§ **EXERCISE INSTRUCTIONS**
Nothing after the line with "import * as" belongs in the copy; extract the lines below from the top through that line, pictures left out.

§ **DATA EXTRACT**
● ● ● ● ● ● ●

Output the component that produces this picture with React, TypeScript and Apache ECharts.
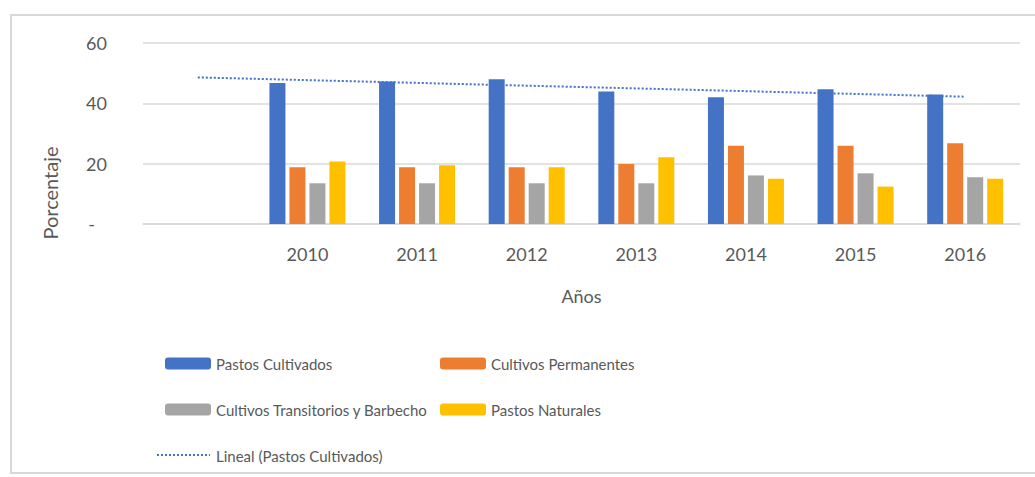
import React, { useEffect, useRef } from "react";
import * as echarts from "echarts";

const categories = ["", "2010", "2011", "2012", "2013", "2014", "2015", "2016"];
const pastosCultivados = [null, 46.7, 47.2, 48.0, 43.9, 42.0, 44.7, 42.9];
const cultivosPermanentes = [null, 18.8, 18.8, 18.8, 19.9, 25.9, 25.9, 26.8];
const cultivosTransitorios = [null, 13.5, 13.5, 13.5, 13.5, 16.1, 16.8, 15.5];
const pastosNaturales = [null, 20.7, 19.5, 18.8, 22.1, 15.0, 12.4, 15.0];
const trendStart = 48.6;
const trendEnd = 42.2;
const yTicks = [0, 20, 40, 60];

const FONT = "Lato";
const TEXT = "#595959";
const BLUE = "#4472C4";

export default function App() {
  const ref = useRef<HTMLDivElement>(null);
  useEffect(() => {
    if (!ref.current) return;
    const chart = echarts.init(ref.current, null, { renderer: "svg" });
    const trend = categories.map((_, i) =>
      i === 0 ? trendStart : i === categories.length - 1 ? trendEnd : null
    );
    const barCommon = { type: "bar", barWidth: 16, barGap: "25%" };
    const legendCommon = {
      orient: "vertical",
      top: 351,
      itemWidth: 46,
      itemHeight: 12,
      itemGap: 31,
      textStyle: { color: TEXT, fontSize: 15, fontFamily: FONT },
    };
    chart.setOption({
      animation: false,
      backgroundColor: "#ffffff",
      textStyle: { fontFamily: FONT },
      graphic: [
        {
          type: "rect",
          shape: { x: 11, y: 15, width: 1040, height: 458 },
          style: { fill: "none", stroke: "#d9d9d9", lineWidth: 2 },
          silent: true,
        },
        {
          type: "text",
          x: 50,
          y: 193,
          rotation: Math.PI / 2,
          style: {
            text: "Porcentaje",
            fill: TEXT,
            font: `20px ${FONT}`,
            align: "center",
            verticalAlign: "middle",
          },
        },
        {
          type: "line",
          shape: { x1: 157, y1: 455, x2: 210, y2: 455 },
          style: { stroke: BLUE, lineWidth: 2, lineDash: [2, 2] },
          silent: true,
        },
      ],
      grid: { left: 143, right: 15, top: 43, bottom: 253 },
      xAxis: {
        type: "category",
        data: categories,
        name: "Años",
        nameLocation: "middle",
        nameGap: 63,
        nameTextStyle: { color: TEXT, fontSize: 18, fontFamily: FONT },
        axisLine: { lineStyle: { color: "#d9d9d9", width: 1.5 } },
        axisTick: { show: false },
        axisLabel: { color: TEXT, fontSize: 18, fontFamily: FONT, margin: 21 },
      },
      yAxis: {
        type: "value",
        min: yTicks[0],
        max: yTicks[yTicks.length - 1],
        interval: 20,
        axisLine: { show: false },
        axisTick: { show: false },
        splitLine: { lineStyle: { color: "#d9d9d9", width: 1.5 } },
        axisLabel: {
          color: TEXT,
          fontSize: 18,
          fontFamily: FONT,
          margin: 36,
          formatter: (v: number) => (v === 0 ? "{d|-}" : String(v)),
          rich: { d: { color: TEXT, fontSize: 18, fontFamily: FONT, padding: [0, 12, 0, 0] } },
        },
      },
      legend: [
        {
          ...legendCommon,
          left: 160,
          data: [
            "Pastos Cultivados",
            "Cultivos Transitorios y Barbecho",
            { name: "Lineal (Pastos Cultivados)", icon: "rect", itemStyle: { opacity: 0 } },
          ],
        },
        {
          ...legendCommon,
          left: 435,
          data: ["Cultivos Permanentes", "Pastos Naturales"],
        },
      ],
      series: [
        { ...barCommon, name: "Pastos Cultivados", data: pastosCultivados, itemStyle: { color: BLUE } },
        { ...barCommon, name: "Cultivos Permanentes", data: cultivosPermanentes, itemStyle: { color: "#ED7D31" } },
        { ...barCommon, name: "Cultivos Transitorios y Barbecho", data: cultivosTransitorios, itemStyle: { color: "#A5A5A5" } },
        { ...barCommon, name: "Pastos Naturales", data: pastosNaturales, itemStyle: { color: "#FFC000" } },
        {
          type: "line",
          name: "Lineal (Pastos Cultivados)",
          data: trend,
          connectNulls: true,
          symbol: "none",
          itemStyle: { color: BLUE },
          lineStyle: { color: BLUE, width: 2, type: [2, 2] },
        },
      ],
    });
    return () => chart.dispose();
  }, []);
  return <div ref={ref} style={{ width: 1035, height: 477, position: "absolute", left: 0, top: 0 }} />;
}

● ● ● ● ● ● ●

§ **ANSWER FOR THIS EXERCISE**
Output the component that produces this picture with React, TypeScript and Apache ECharts.
import React, { useEffect, useRef } from "react";
import * as echarts from "echarts";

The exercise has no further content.